Dr. Catalin Teodoriu

Meet Delcio

Geology, Environment Geology, Hydrology and Geochemistry

Delcio walking in field with a journal.

Oklahoma is a playground for geoscientists. We followed geology master’s student Delcio who, like geoscientists who come from around the world to study our unique topography, headed into Oklahoma’s unique field.

“Oklahoma encompasses old tectonic plate boundaries --including remnants of mountain belts that formed during the assembly of the supercontinent of Pangea. Yes, the landscape is worn down, but includes an amazing record of changes in Earth’s crust, sea levels, climate, and life over the last billion years.”

Dr. Lynn Soreghan, Director, School of Geosciences

“The rocks beneath Oklahoma have seen a lot of history - from continental collisions and shallow inland seas, to magma intrusions, uplift, erosion, and soil formation. This diverse and exciting history has produced diverse and exciting rocks for our students to explore. Geologists from around the world come to Oklahoma to study our rocks in the field. As a geoscience student at OU, you get to study these rocks up close and personal in the classroom, field, and lab.”

Dr. Megan Elwood Madden

Delcio walking on rocks.

In fall 2021, the OU School of Geosciences celebrated its 120th anniversary of student field trips. OU geoscience students have been going into the field longer than many geology programs because the faculty know its importance.

Geoscientists go to the field because that’s where the rocks are! We can make maps of rock units, take data on how the rocks are folded or faulted, or bring samples of rocks or fossils back to our labs for further investigation. It is important to go to the field to understand the large-scale context of the landscape. We need to look at the whole area to understand the context of the rocks we see there – what types of rocks, how they are oriented in space, and what the topography looks like. We can do this by being in the field, on the ground, and then we can go back to lab and also use tools like Google Earth to do the same thing and help augment our field observations.”

Dr. Shannon Dulin

Delcio using a compass.

Delcio is carrying three essential tools for geoscientists:  a field notebook, rock hammer and Brunton compass. In order to describe rocks, it is best to have a fresh surface free of dirt or vegetation. He will use that hammer to break off a fresh piece of rock and then use his magnifying glass to investigate.

He’ll then use the compass to figure out the strike and dip of the rock. That tells him the orientation of the rock in space so he can look at the structure in the area – what large-scale forces shaped the landscape and possible moved or folded the rock. He’ll record all this information in his field notebook.

Delcio collecting a water sample in a creek.

Did you know that geoscientists study all the Earth’s materials, not just rocks? Geoscientists connect chemistry, physics, and biology to study integrated Earth systems and processes that affect not only rocks and minerals, but also water quality, global climate and our communities.

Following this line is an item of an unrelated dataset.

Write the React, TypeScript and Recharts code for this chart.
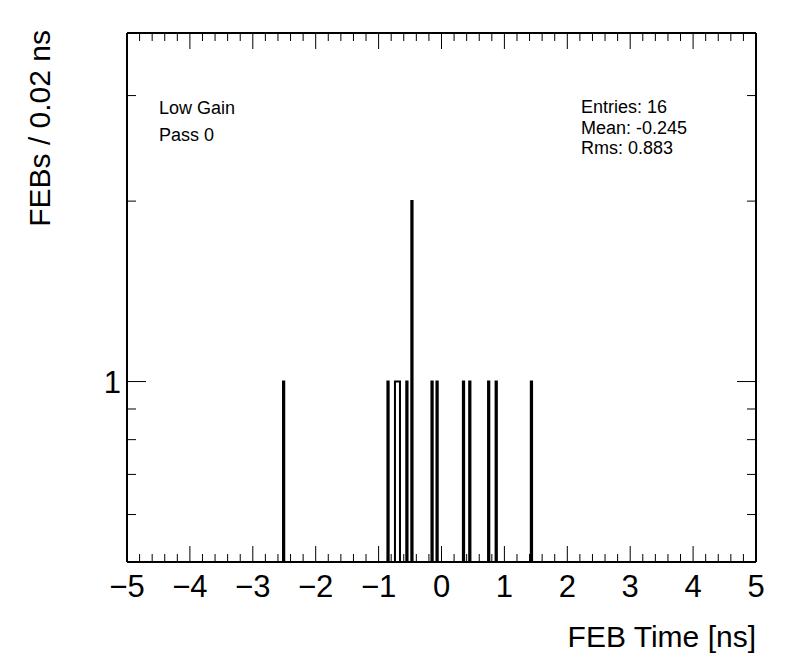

“Delcio is gathering water samples to take back to the lab. There he can focus on water chemistry to learn more about the environment like near-surface geologic processes, the effects humans have on our water resources and the changes in atmospheric chemistry over time connected to organisms that evolved and thrived on Earth’s surface.”

Dr. Megan Elwood Maden and Dr. Kato Dee

Delcio analyzing a water sample.

“The water Delcio is sampling here in the Chickasaw Recreation area near Sulfur is a mixture of old water that has spent thousands of years moving deep beneath the surface and surface water that recently entered the stream as runoff from precipitation.”